→ **MATERIALS PROVIDED**
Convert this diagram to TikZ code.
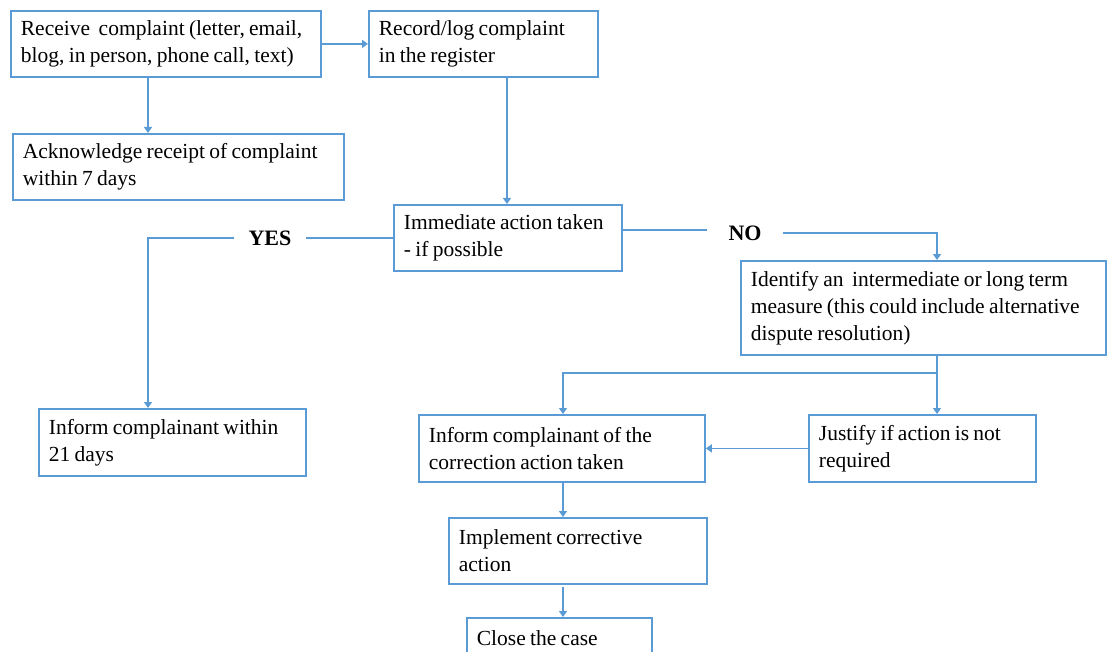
\documentclass[tikz,border=0pt]{standalone}
\usepackage{fontspec}
\setmainfont{Liberation Serif}
\usetikzlibrary{arrows.meta}
\definecolor{lineblue}{RGB}{91,155,213}
\protected\def\boxfont{\fontsize{21.5}{27}\selectfont\spaceskip=0.2em plus 0.05em\relax}
\tikzset{
  flowbox/.style={draw=lineblue, line width=1.8pt, rectangle, anchor=north west, align=flush left,
    inner xsep=10pt, inner ysep=0pt, font=\boxfont},
  flow/.style={draw=lineblue, line width=1.8pt, -{Triangle[length=6pt,width=8pt]}},
  link/.style={draw=lineblue, line width=1.8pt},
  answer/.style={font=\fontsize{22}{26}\selectfont\bfseries, inner ysep=0pt}
}
\begin{document}
\begin{tikzpicture}[x=1pt,y=-1pt]
    \useasboundingbox (0,0) rectangle (1107,652);
    \node[flowbox, text width=290pt, minimum height=66pt] (receive) at (10,10) {Receive\ \ complaint (letter, email,\\blog, in person, phone call, text)};
    \node[flowbox, text width=209pt, minimum height=66pt] (record) at (368,10) {Record/log complaint\\in the register};
    \node[flowbox, text width=311pt, minimum height=66pt] (ack) at (12,133) {Acknowledge receipt of complaint\\within 7 days};
    \node[flowbox, text width=208pt, minimum height=66pt] (immediate) at (393,204) {Immediate action taken\\- if possible};
    \node[flowbox, text width=247pt, minimum height=67pt] (inform21) at (38,408) {Inform complainant within\\21 days};
    \node[flowbox, text width=345pt, minimum height=94pt] (identify) at (740,260) {Identify an\ \ intermediate or long term\\measure (this could include alternative\\dispute resolution)};
    \node[flowbox, text width=266pt, minimum height=67pt] (infocorr) at (418,414) {Inform complainant of the\\correction action taken};
    \node[flowbox, text width=207pt, minimum height=67pt] (justify) at (808,414) {Justify if action is not\\required};
    \node[flowbox, text width=238pt, minimum height=66pt] (implement) at (448,517) {Implement corrective\\action};
    \node[flowbox, text width=165pt, minimum height=40pt] (close) at (466,617) {Close the case};
    \node[answer, inner xsep=14pt] (yes) at (270,238) {YES};
    \node[answer, inner xsep=21pt] (no) at (745,233) {NO};
    \coordinate (split) at (937,373);
    \coordinate (gap) at (563,587);
    \draw[flow] (receive) -- (record);
    \draw[flow] (receive.south -| 148,0) -- (ack.north -| 148,0);
    \draw[flow] (record.south -| 507,0) -- (immediate.north -| 507,0);
    \draw[link] (yes.east -| immediate.west) -- (yes.east);
    \draw[flow] (yes.west) -| (inform21.north -| 148,0);
    \draw[link] (immediate.east |- 0,230) -- (no.west |- 0,230);
    \draw[flow] (no.east) -| (identify.north -| split);
    \draw[flow] (identify.south -| split) -- (justify.north -| split);
    \draw[flow, line width=1.4pt] (split) -| (infocorr.north -| gap);
    \draw[flow] (justify) -- (infocorr);
    \draw[flow] (infocorr.south -| gap) -- (implement.north -| gap);
    \draw[flow] (gap) -- (close.north -| gap);
\end{tikzpicture}
\end{document}
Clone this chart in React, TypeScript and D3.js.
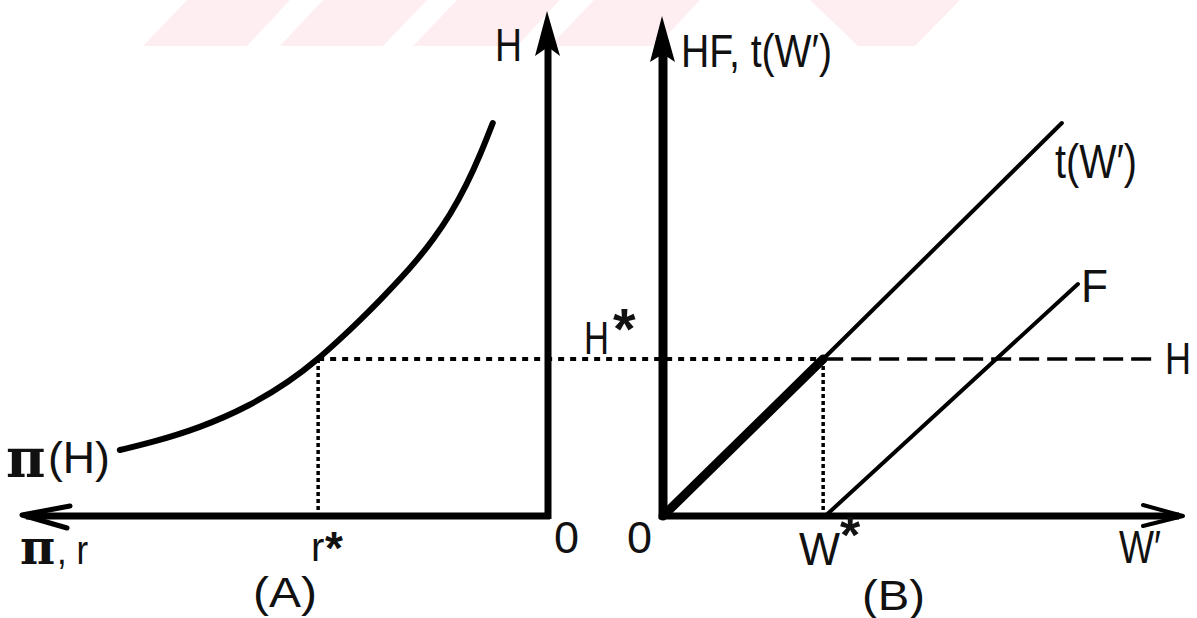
import React from "react";
import * as d3 from "d3";

// ---- data (arbitrary model units) ----
// Panel A: profit curve pi(H): r on the (leftward) horizontal axis, H on the vertical
const PI_R = [8.14, 7.57, 6.62, 5.67, 4.9, 4.37, 3.95, 3.57, 3.19, 2.81, 2.49, 2.19, 1.86, 1.54, 1.29, 1.05];
const PI_H = [1.32, 1.46, 1.76, 2.2, 2.7, 3.14, 3.54, 3.92, 4.32, 4.74, 5.12, 5.52, 6.02, 6.64, 7.22, 7.86];
// equilibrium values
const H_STAR = 3.14;
const R_STAR = 4.37;
const W_STAR = 3.08;
// Panel B: t(W') line and F line
const T_W = [0, 3.08, 7.67];
const T_H = [0, 3.14, 7.86];
const F_W = [3.12, 7.98];
const F_H = [0, 4.64];
const H_LINE_END_W = 9.46;
// axis extents
const AXIS_MAX = 10;
const AXIS_A_HMAX = 10.1;
const AXIS_B_HMAX = 10.0;

const FONT = "'Liberation Sans', Arial, sans-serif";
const PI_FONT = "'DejaVu Serif', 'Liberation Serif', serif";
const STAR_FONT = "'Liberation Sans', Arial, sans-serif";

export default function App() {
  const W = 1197;
  const H = 618;
  const xA = d3.scaleLinear().domain([0, AXIS_MAX]).range([548, 22]);
  const xB = d3.scaleLinear().domain([0, AXIS_MAX]).range([663, 1183]);
  const y = d3.scaleLinear().domain([0, AXIS_MAX]).range([516, 16]);

  const piPts: [number, number][] = PI_R.map((r, i) => [xA(r), y(PI_H[i])]);
  const curve = d3.line().curve(d3.curveBasis)(piPts) || "";

  const tThick = d3.line()([
    [xB(T_W[0]), y(T_H[0])],
    [xB(T_W[1]), y(T_H[1])],
  ]) || "";
  const tThin = d3.line()([
    [xB(T_W[1]), y(T_H[1])],
    [xB(T_W[2]), y(T_H[2])],
  ]) || "";
  const fLine = d3.line()(F_W.map((w, i) => [xB(w), y(F_H[i])] as [number, number])) || "";

  const x0A = xA(0);
  const x0B = xB(0);
  const y0 = y(0);
  const yStar = y(H_STAR);

  const aTipY = y(AXIS_A_HMAX);
  const bTipY = y(AXIS_B_HMAX);
  const leftTip = xA(AXIS_MAX);
  const rightTip = xB(AXIS_MAX);

  const pink = "#feeef1";
  const fit = { lengthAdjust: "spacingAndGlyphs" as const };

  return (
    <svg
      width={W}
      height={H}
      viewBox={`0 0 ${W} ${H}`}
      style={{ position: "absolute", left: 0, top: 0, display: "block", background: "#fff" }}
    >
      <rect x={0} y={0} width={W} height={H} fill="#fff" />
      {/* faint watermark band */}
      <g fill={pink}>
        <polygon points="143,46 247,46 290,0 187,0" />
        <polygon points="280,46 383,46 427,0 323,0" />
        <polygon points="413,46 517,46 560,0 457,0" />
        <polygon points="550,46 657,46 700,0 594,0" />
        <polygon points="810,0 960,0 915,46 858,46" />
      </g>

      {/* dotted / dashed H* line */}
      <line x1={xA(R_STAR)} y1={yStar} x2={xB(W_STAR)} y2={yStar} stroke="#000" strokeWidth={4} strokeDasharray="6 6" />
      <line x1={xB(W_STAR)} y1={yStar} x2={xB(H_LINE_END_W)} y2={yStar} stroke="#000" strokeWidth={3.5} strokeDasharray="20 8" />
      {/* vertical dotted drop lines */}
      <line x1={xA(R_STAR)} y1={yStar} x2={xA(R_STAR)} y2={y0} stroke="#000" strokeWidth={3.5} strokeDasharray="4 3" />
      <line x1={xB(W_STAR)} y1={yStar} x2={xB(W_STAR)} y2={y0} stroke="#000" strokeWidth={3.5} strokeDasharray="4 3" />

      {/* Panel A axes */}
      <line x1={x0A} y1={y0 + 3} x2={x0A} y2={aTipY + 30} stroke="#000" strokeWidth={7} />
      <path d={`M${x0A - 1},${aTipY} L${x0A + 12},${aTipY + 45} L${x0A},${aTipY + 36} L${x0A - 13},${aTipY + 45} Z`} fill="#000" />
      <line x1={x0A + 2} y1={y0} x2={leftTip + 4} y2={y0} stroke="#000" strokeWidth={7} />
      <path d={`M${leftTip + 48},${y0 - 10} L${leftTip},${y0 - 1} L${leftTip + 45},${y0 + 12}`} fill="none" stroke="#000" strokeWidth={5} strokeLinejoin="round" strokeLinecap="round" />

      {/* Panel B axes */}
      <line x1={x0B} y1={y0 + 3} x2={x0B} y2={bTipY + 30} stroke="#000" strokeWidth={9} />
      <path d={`M${x0B - 1},${bTipY} L${x0B + 12},${bTipY + 46} L${x0B},${bTipY + 38} L${x0B - 13},${bTipY + 46} Z`} fill="#000" />
      <line x1={x0B - 4} y1={y0} x2={rightTip - 4} y2={y0} stroke="#000" strokeWidth={7} />
      <path d={`M${rightTip - 40},${y0 - 11} L${rightTip},${y0} L${rightTip - 40},${y0 + 10}`} fill="none" stroke="#000" strokeWidth={4} strokeLinejoin="round" strokeLinecap="round" />

      {/* curves */}
      <path d={curve} fill="none" stroke="#000" strokeWidth={6} strokeLinecap="round" />
      <path d={tThick} fill="none" stroke="#000" strokeWidth={9} strokeLinecap="round" />
      <path d={tThin} fill="none" stroke="#000" strokeWidth={4} strokeLinecap="round" />
      <path d={fLine} fill="none" stroke="#000" strokeWidth={4} strokeLinecap="round" />

      {/* labels */}
      <g fill="#111" fontFamily={FONT}>
        <text x={495} y={61} fontSize={46} textLength={27} {...fit}>H</text>
        <text x={554} y={553} fontSize={45}>0</text>
        <text x={627} y={553} fontSize={45}>0</text>
        <text x={6} y={477} fontSize={54} fontFamily={PI_FONT} fontWeight="bold">π</text>
        <text x={48} y={473} fontSize={44} textLength={62} {...fit}>(H)</text>
        <text x={20} y={564} fontSize={48} fontFamily={PI_FONT} fontWeight="bold">π</text>
        <text x={57} y={564} fontSize={40} textLength={31} {...fit}>, r</text>
        <text x={311} y={561} fontSize={40}>r</text>
        <text x={325} y={564} fontSize={46} fontFamily={STAR_FONT} fontWeight="bold">*</text>
        <text x={253} y={607} fontSize={43} textLength={64} {...fit}>(A)</text>
        <text x={584} y={354} fontSize={46} textLength={25} {...fit}>H</text>
        <text x={613} y={349} fontSize={58} fontFamily={STAR_FONT} fontWeight="bold">*</text>
        <text x={681} y={67} fontSize={47} textLength={151} {...fit}>HF, t(W′)</text>
        <text x={1055} y={178} fontSize={48} textLength={82} {...fit}>t(W′)</text>
        <text x={1081} y={302} fontSize={46} textLength={27} {...fit}>F</text>
        <text x={1165} y={374} fontSize={45} textLength={26} {...fit}>H</text>
        <text x={799} y={565} fontSize={46} textLength={41} {...fit}>W</text>
        <text x={840} y={553} fontSize={52} fontFamily={STAR_FONT} fontWeight="bold">*</text>
        <text x={1119} y={563} fontSize={46} textLength={42} {...fit}>W′</text>
        <text x={862} y={610} fontSize={43} textLength={63} {...fit}>(B)</text>
      </g>
    </svg>
  );
}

→ **AIM OF THE EXERCISE**
Select and copy every line from the records that includes the word "React".

→ **COMPLETE ANSWER**
Clone this chart in React, TypeScript and D3.js.
import React from "react";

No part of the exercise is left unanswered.